Едва ли. Все произошло как-то «вдруг». Разумеется, любая революция, несмотря на ее «закономерность», яркую «симптоматику», наличие в стране «революционной ситуации» и т. п., первоначально воспринимается современниками в большинстве случаев «внеисторически» (лучше даже сказать антиисторически). Это обстоятельство вполне объяснимо с психологической точки зрения и никак не противоречит многочисленным фактам, доказывающим, что революцию давно «ждали». Ожидание революционного коллапса вовсе не способствует его (коллапса) адекватному пониманию. Впрочем, если где и «ждали» революцию, то уж не в Церкви. Такой расклад никто из правящей иерархии и не предусматривал, доказательством чему стало последнее заседание последнего «царского» Св. Синода, проходившее 26 февраля 1917 г.
Пришедший на заседание Товарищ Обер-Прокурора князь Н. Д. Жевахов предложил иерархам выпустить воззвание, касавшееся происходивших тогда событий, которое стало бы «грозным предупреждением Церкви, влекущим, в случае ослушания, церковную кару». «Это всегда так, — ответил [князю] митрополит [Киевский Владимир]. — Когда мы не нужны, тогда нас не замечают; а в момент опасности к нам первым обращаются за помощью»[32]. В итоге предложение Жевахова не встретило поддержки в Синоде, а воззвание так и не появилось. Объясняет это князь не отказом высшей церковной иерархии помочь государству, а самым заурядным проявлением оппозиции Синода к Обер-Прокуротуре и совершенным непониманием ею происходивших тогда событий[33].
Скорее всего, он был прав. Но дело, думается, заключалось не только в этом. Зная, что собою представляла синодальная Церковь в «симфоническом» Российском государстве, вполне можно понять проявленную 26 февраля 1917 г. ее высшими представителями инертность. Самостоятельно реагировать на что бы то ни было главная конфессия Империи была давно отучена. К тому же и события развивались стремительно: если 26 февраля иерархи не вполне представляли себе возможных перспектив политического развития страны, то после 2 марта, когда пришло известие об отречении Императора, — тем более.
«Манифест об отречении Государя был прочитан в соборе, — вспоминал об эпохе „великой и бескровной“ революции митрополит Евлогий (Георгиевский), тогда занимавший Волынскую кафедру, — читал его протодиакон — и плакал. Среди молящихся многие рыдали. У старика городового слезы текли ручьем…»[34]. Чувство растерянности, охватившее многих представителей клира и мирян, было вполне естественно и закономерно — ведь Церковь лишилась своего Верховного Ктитора, которого она помазала на царство.

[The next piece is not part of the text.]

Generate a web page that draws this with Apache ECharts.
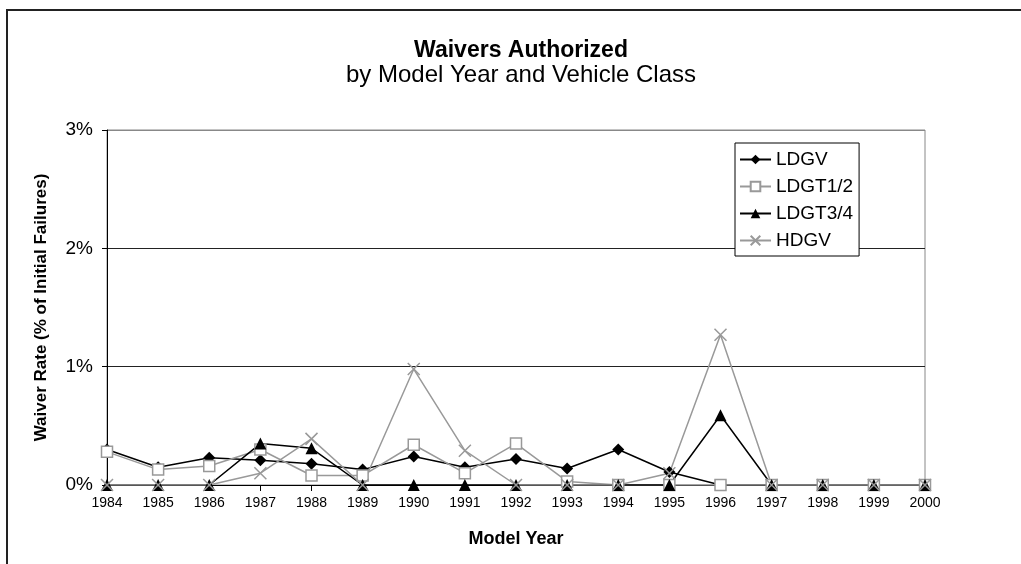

3 марта 1917 г. З. Н. Гиппиус, внимательно следившая за разворачивавшимися революционными событиями, отмечала, что «в Церкви о сю пору [на богослужении — С. Ф.] провозглашают „самодержавнейшего“… Тоже не „облечены“ приказом и не могут отменить. Впрочем, — писала она далее, — где-то поп на свой страх, растерявшись, хватил: „Ис-пол-ни-тельный ко-ми-тет…“»[35].
В дальнейшем, как известно, многолетие стали петь «богохранимому Временному Правительству» — уже «облеченные» приказом. Можно ли винить в этом православных иерархов, совершенно не приспособленных к самостоятельному существованию, без самодержавного поводыря и государственных костылей? Вопрос откровенно гипотетический. Однако ответ на него все-таки не кажется мне слишком простым. И одним из первых понял это (еще в революционном 17-м) всегда чуткий Василий Васильевич Розанов.